* **Exercise requirements**: Return only the lines from the top of the data down to the one that holds "1.38e-9, 4.7e-10, 1.48e-10];", both included, without any pictures.

□ □ □ □ □

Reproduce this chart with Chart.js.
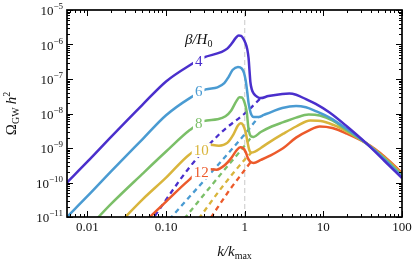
<!DOCTYPE html>
<html>
<head>
<meta charset="utf-8">
<script src="https://cdn.jsdelivr.net/npm/chart.js@4.4.1/dist/chart.umd.min.js"></script>
<style>
  html, body { margin: 0; padding: 0; background: #fff; }
</style>
</head>
<body>
<canvas id="gwChart" width="415" height="262"></canvas>
<script>
// values: k/k_max and Omega_GW h^2
const betaLabels = ['4', '6', '8', '10', '12'];
const lineColors = ['#4a2fcc', '#4a9bd2', '#7bbf68', '#d9b53c', '#ec5a2b'];

// solid curves (full spectrum)
const kBeta4 = [0.0055, 0.01, 0.02, 0.05, 0.1, 0.2, 0.3, 0.5, 0.6, 0.68, 0.77, 0.84, 0.9, 0.96, 1.02, 1.08, 1.12, 1.15, 1.18, 1.23, 1.3, 1.45, 1.6, 2.0, 3.0, 3.7, 4.5, 6, 8, 12, 20, 35, 60, 100];
const omegaBeta4 = [1.0e-10, 4.0e-10, 2.1e-9, 1.78e-8, 8.5e-8, 2.5e-7, 4.2e-7, 6.0e-7, 7.6e-7, 1.05e-6, 1.55e-6, 1.82e-6, 1.78e-6, 1.48e-6, 1.12e-6, 7.1e-7, 4.0e-7, 1.78e-7, 8.3e-8, 5.0e-8, 3.8e-8, 3.0e-8, 2.8e-8, 3.2e-8, 3.7e-8, 3.8e-8, 3.5e-8, 2.6e-8, 1.9e-8, 1.07e-8, 4.2e-9, 1.38e-9, 4.2e-10, 1.35e-10];

const kBeta6 = [0.0055, 0.01, 0.02, 0.05, 0.1, 0.2, 0.32, 0.45, 0.55, 0.62, 0.7, 0.82, 0.92, 0.98, 1.03, 1.08, 1.12, 1.19, 1.3, 1.5, 1.75, 2.2, 3.0, 4.5, 6, 8, 12, 20, 35, 60, 100];
const omegaBeta6 = [1.0e-11, 4.0e-11, 2.1e-10, 1.78e-9, 8.9e-9, 2.8e-8, 5.0e-8, 5.75e-8, 7.6e-8, 1.12e-7, 1.82e-7, 2.24e-7, 2.0e-7, 1.51e-7, 8.9e-8, 4.0e-8, 2.0e-8, 1.05e-8, 7.9e-9, 7.9e-9, 9.1e-9, 1.12e-8, 1.45e-8, 1.66e-8, 1.51e-8, 1.17e-8, 7.6e-9, 3.55e-9, 1.38e-9, 4.7e-10, 1.48e-10];

const kBeta8 = [0.012, 0.02, 0.05, 0.1, 0.2, 0.3, 0.45, 0.57, 0.67, 0.78, 0.86, 0.92, 1.0, 1.06, 1.12, 1.2, 1.3, 1.6, 2.2, 3.1, 4.5, 6.5, 9, 13, 20, 35, 60, 100];
const omegaBeta8 = [7.1e-12, 2.4e-11, 1.78e-10, 7.9e-10, 3.3e-9, 6.0e-9, 6.8e-9, 8.3e-9, 1.2e-8, 2.24e-8, 2.95e-8, 2.9e-8, 2.0e-8, 1.12e-8, 3.5e-9, 2.2e-9, 2.1e-9, 2.9e-9, 4.2e-9, 5.6e-9, 7.6e-9, 9.3e-9, 8.7e-9, 6.3e-9, 3.2e-9, 1.38e-9, 5.0e-10, 1.62e-10];

const kBeta10 = [0.027, 0.05, 0.1, 0.195, 0.33, 0.47, 0.6, 0.72, 0.82, 0.89, 0.95, 1.03, 1.09, 1.14, 1.22, 1.35, 1.6, 2.0, 3.1, 4.5, 6.8, 10, 15, 20, 35, 60, 100];
const omegaBeta10 = [7.6e-12, 3.2e-11, 1.38e-10, 6.3e-10, 1.26e-9, 1.17e-9, 1.41e-9, 2.5e-9, 4.5e-9, 5.2e-9, 4.7e-9, 2.8e-9, 1.41e-9, 8.9e-10, 7.4e-10, 7.9e-10, 1.0e-9, 1.41e-9, 2.6e-9, 4.2e-9, 6.3e-9, 5.9e-9, 4.2e-9, 3.0e-9, 1.38e-9, 5.2e-10, 1.74e-10];

const kBeta12 = [0.056, 0.1, 0.195, 0.3, 0.44, 0.56, 0.67, 0.78, 0.88, 0.95, 1.03, 1.1, 1.19, 1.3, 1.6, 2.1, 3.1, 4.5, 6.5, 9, 13, 20, 35, 60, 100];
const omegaBeta12 = [7.9e-12, 2.8e-11, 1.17e-10, 2.5e-10, 2.35e-10, 3.2e-10, 5.0e-10, 8.3e-10, 1.05e-9, 1.0e-9, 7.6e-10, 5.0e-10, 3.9e-10, 3.7e-10, 4.5e-10, 6.0e-10, 1.0e-9, 2.0e-9, 3.2e-9, 4.2e-9, 3.8e-9, 2.6e-9, 1.38e-9, 5.6e-10, 1.9e-10];

// dashed curves (power-law part)
const kDash4 = [0.062, 0.2, 0.5, 1.0, 1.6];
const omegaDash4 = [6.6e-12, 2.8e-10, 2.8e-9, 1.0e-8, 2.8e-8];
const kDash6 = [0.11, 0.316, 1.0, 1.5];
const omegaDash6 = [8.5e-12, 1.26e-10, 2.5e-9, 7.9e-9];
const kDash8 = [0.17, 0.5, 1.0, 1.22];
const omegaDash8 = [8.9e-12, 1.78e-10, 1.17e-9, 2.1e-9];
const kDash10 = [0.26, 0.55, 1.0, 1.22];
const omegaDash10 = [8.9e-12, 8.9e-11, 4.6e-10, 7.4e-10];
const kDash12 = [0.37, 0.65, 1.0, 1.19];
const omegaDash12 = [9.5e-12, 6.3e-11, 2.3e-10, 3.9e-10];

// where the beta/H0 numbers sit on their curves
const labelK = [0.26, 0.26, 0.26, 0.28, 0.28];
const labelOmega = [3.3e-7, 4.5e-8, 5.2e-9, 8.7e-10, 2.0e-10];

// axes
const xMin = 0.0055, xMax = 100;
const yMin = 1e-11, yMax = 1e-5;
const xTickValues = [0.01, 0.1, 1, 10, 100];
const xTickLabels = ['0.01', '0.10', '1', '10', '100'];
const yTickValues = [1e-5, 1e-6, 1e-7, 1e-8, 1e-9, 1e-10, 1e-11];
const yTickExps = ['\u22125', '\u22126', '\u22127', '\u22128', '\u22129', '\u221210', '\u221211'];

const SERIF = '"Liberation Serif", "DejaVu Serif", serif';

function zip(ks, vs) {
    return ks.map((k, i) => ({ x: k, y: vs[i] }));
}

const solidK = [kBeta4, kBeta6, kBeta8, kBeta10, kBeta12];
const solidOmega = [omegaBeta4, omegaBeta6, omegaBeta8, omegaBeta10, omegaBeta12];
const dashK = [kDash4, kDash6, kDash8, kDash10, kDash12];
const dashOmega = [omegaDash4, omegaDash6, omegaDash8, omegaDash10, omegaDash12];

const datasets = [];
// k = k_max marker
datasets.push({
    data: [{ x: 1, y: yMin }, { x: 1, y: yMax }],
    borderColor: '#d2d2d2',
    borderWidth: 1.2,
    borderDash: [5, 3],
    order: 20
});
betaLabels.forEach((b, i) => {
    datasets.push({
        data: zip(dashK[i], dashOmega[i]),
        borderColor: lineColors[i],
        borderWidth: 2.3,
        borderDash: [5, 4],
        cubicInterpolationMode: 'monotone',
        order: 10 + i
    });
});
betaLabels.forEach((b, i) => {
    datasets.push({
        data: zip(solidK[i], solidOmega[i]),
        borderColor: lineColors[i],
        borderWidth: 2.5,
        cubicInterpolationMode: 'monotone',
        order: i
    });
});

// numbers on the curves, with a white gap behind them
const curveLabels = {
    id: 'curveLabels',
    afterDatasetsDraw(chart) {
        const { ctx, scales: { x, y } } = chart;
        ctx.save();
        ctx.font = '15px ' + SERIF;
        ctx.textAlign = 'center';
        ctx.textBaseline = 'middle';
        betaLabels.forEach((txt, i) => {
            const px = x.getPixelForValue(labelK[i]);
            const py = y.getPixelForValue(labelOmega[i]);
            const w = ctx.measureText(txt).width;
            ctx.fillStyle = '#fff';
            ctx.fillRect(px - w / 2 - 2, py - 7, w + 4, 14);
            ctx.fillStyle = lineColors[i];
            ctx.fillText(txt, px, py + 1);
        });

        // beta/H0 heading
        const hx = x.getPixelForValue(0.26);
        const hy = y.getPixelForValue(1.45e-6);
        ctx.fillStyle = '#111';
        ctx.textBaseline = 'alphabetic';
        ctx.textAlign = 'left';
        ctx.font = 'italic 15px ' + SERIF;
        const main = '\u03b2/H';
        const wMain = ctx.measureText(main).width;
        ctx.font = '10px ' + SERIF;
        const wSub = ctx.measureText('0').width;
        const x0 = hx - (wMain + wSub) / 2;
        ctx.font = 'italic 15px ' + SERIF;
        ctx.fillText(main, x0, hy + 5);
        ctx.font = '10px ' + SERIF;
        ctx.fillText('0', x0 + wMain, hy + 8);
        ctx.restore();
    }
};

// frame, inward ticks on all sides, tick labels and axis titles
const frameAxes = {
    id: 'frameAxes',
    afterDraw(chart) {
        const { ctx, chartArea: a, scales: { x, y } } = chart;
        ctx.save();
        ctx.strokeStyle = '#000';
        ctx.lineWidth = 1;
        ctx.beginPath();
        for (let e = -3; e <= 2; e++) {
            for (let m = 1; m <= 9; m++) {
                const v = m * Math.pow(10, e);
                if (v < xMin * 0.999 || v > xMax * 1.001) continue;
                const px = Math.round(x.getPixelForValue(v)) + 0.5;
                const len = m === 1 ? 6 : 3;
                ctx.moveTo(px, a.bottom); ctx.lineTo(px, a.bottom - len);
                ctx.moveTo(px, a.top); ctx.lineTo(px, a.top + len);
            }
        }
        for (let e = -11; e <= -5; e++) {
            for (let m = 1; m <= 9; m++) {
                const v = m * Math.pow(10, e);
                if (v < yMin * 0.999 || v > yMax * 1.001) continue;
                const py = Math.round(y.getPixelForValue(v)) + 0.5;
                const len = m === 1 ? 6 : 3;
                ctx.moveTo(a.left, py); ctx.lineTo(a.left + len, py);
                ctx.moveTo(a.right, py); ctx.lineTo(a.right - len, py);
            }
        }
        ctx.stroke();
        ctx.lineWidth = 1.7;
        ctx.strokeRect(a.left, a.top, a.right - a.left, a.bottom - a.top);

        ctx.fillStyle = '#111';
        // x tick labels
        ctx.font = '13px ' + SERIF;
        ctx.textAlign = 'center';
        ctx.textBaseline = 'middle';
        xTickValues.forEach((v, i) => {
            ctx.fillText(xTickLabels[i], x.getPixelForValue(v), a.bottom + 11);
        });
        // y tick labels: 10 with superscript exponent
        yTickValues.forEach((v, i) => {
            const py = y.getPixelForValue(v) + 2;
            ctx.font = '9px ' + SERIF;
            const we = ctx.measureText(yTickExps[i]).width;
            ctx.font = '13px ' + SERIF;
            const wb = ctx.measureText('10').width;
            const right = a.left - 4;
            ctx.textAlign = 'left';
            ctx.fillText('10', right - we - wb, py);
            ctx.font = '9px ' + SERIF;
            ctx.fillText(yTickExps[i], right - we, py - 5);
        });

        // x title: k/k_max
        ctx.textBaseline = 'alphabetic';
        ctx.textAlign = 'left';
        ctx.font = 'italic 15px ' + SERIF;
        const t1 = 'k/k';
        const w1 = ctx.measureText(t1).width;
        ctx.font = '10px ' + SERIF;
        const w2 = ctx.measureText('max').width;
        const cx = (a.left + a.right) / 2 - (w1 + w2) / 2;
        ctx.font = 'italic 15px ' + SERIF;
        ctx.fillText(t1, cx, 256);
        ctx.font = '10px ' + SERIF;
        ctx.fillText('max', cx + w1, 259);

        // y title: Omega_GW h^2
        ctx.translate(16, (a.top + a.bottom) / 2);
        ctx.rotate(-Math.PI / 2);
        const parts = [
            { t: '\u03a9', f: '15px ' + SERIF, dy: 0 },
            { t: 'GW', f: '10px ' + SERIF, dy: 3 },
            { t: '\u2009', f: '15px ' + SERIF, dy: 0 },
            { t: 'h', f: 'italic 15px ' + SERIF, dy: 0 },
            { t: '2', f: '10px ' + SERIF, dy: -6 }
        ];
        let total = 0;
        parts.forEach(p => { ctx.font = p.f; p.w = ctx.measureText(p.t).width; total += p.w; });
        let tx = -total / 2;
        parts.forEach(p => { ctx.font = p.f; ctx.fillText(p.t, tx, p.dy); tx += p.w; });
        ctx.restore();
    }
};

new Chart(document.getElementById('gwChart'), {
    type: 'line',
    data: { datasets: datasets },
    options: {
        responsive: false,
        animation: false,
        devicePixelRatio: 1,
        layout: { padding: { left: 67, top: 10, right: 13, bottom: 45 } },
        plugins: {
            legend: { display: false },
            tooltip: { enabled: false }
        },
        elements: { point: { radius: 0 } },
        scales: {
            x: { type: 'logarithmic', min: xMin, max: xMax, display: false },
            y: { type: 'logarithmic', min: yMin, max: yMax, display: false }
        }
    },
    plugins: [curveLabels, frameAxes]
});
</script>
</body>
</html>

□ □ □ □ □

* **Problem solution**:
Reproduce this chart with Chart.js.
<!DOCTYPE html>
<html>
<head>
<meta charset="utf-8">
<script src="https://cdn.jsdelivr.net/npm/chart.js@4.4.1/dist/chart.umd.min.js"></script>
<style>
  html, body { margin: 0; padding: 0; background: #fff; }
</style>
</head>
<body>
<canvas id="gwChart" width="415" height="262"></canvas>
<script>
// values: k/k_max and Omega_GW h^2
const betaLabels = ['4', '6', '8', '10', '12'];
const lineColors = ['#4a2fcc', '#4a9bd2', '#7bbf68', '#d9b53c', '#ec5a2b'];

// solid curves (full spectrum)
const kBeta4 = [0.0055, 0.01, 0.02, 0.05, 0.1, 0.2, 0.3, 0.5, 0.6, 0.68, 0.77, 0.84, 0.9, 0.96, 1.02, 1.08, 1.12, 1.15, 1.18, 1.23, 1.3, 1.45, 1.6, 2.0, 3.0, 3.7, 4.5, 6, 8, 12, 20, 35, 60, 100];
const omegaBeta4 = [1.0e-10, 4.0e-10, 2.1e-9, 1.78e-8, 8.5e-8, 2.5e-7, 4.2e-7, 6.0e-7, 7.6e-7, 1.05e-6, 1.55e-6, 1.82e-6, 1.78e-6, 1.48e-6, 1.12e-6, 7.1e-7, 4.0e-7, 1.78e-7, 8.3e-8, 5.0e-8, 3.8e-8, 3.0e-8, 2.8e-8, 3.2e-8, 3.7e-8, 3.8e-8, 3.5e-8, 2.6e-8, 1.9e-8, 1.07e-8, 4.2e-9, 1.38e-9, 4.2e-10, 1.35e-10];

const kBeta6 = [0.0055, 0.01, 0.02, 0.05, 0.1, 0.2, 0.32, 0.45, 0.55, 0.62, 0.7, 0.82, 0.92, 0.98, 1.03, 1.08, 1.12, 1.19, 1.3, 1.5, 1.75, 2.2, 3.0, 4.5, 6, 8, 12, 20, 35, 60, 100];
const omegaBeta6 = [1.0e-11, 4.0e-11, 2.1e-10, 1.78e-9, 8.9e-9, 2.8e-8, 5.0e-8, 5.75e-8, 7.6e-8, 1.12e-7, 1.82e-7, 2.24e-7, 2.0e-7, 1.51e-7, 8.9e-8, 4.0e-8, 2.0e-8, 1.05e-8, 7.9e-9, 7.9e-9, 9.1e-9, 1.12e-8, 1.45e-8, 1.66e-8, 1.51e-8, 1.17e-8, 7.6e-9, 3.55e-9, 1.38e-9, 4.7e-10, 1.48e-10];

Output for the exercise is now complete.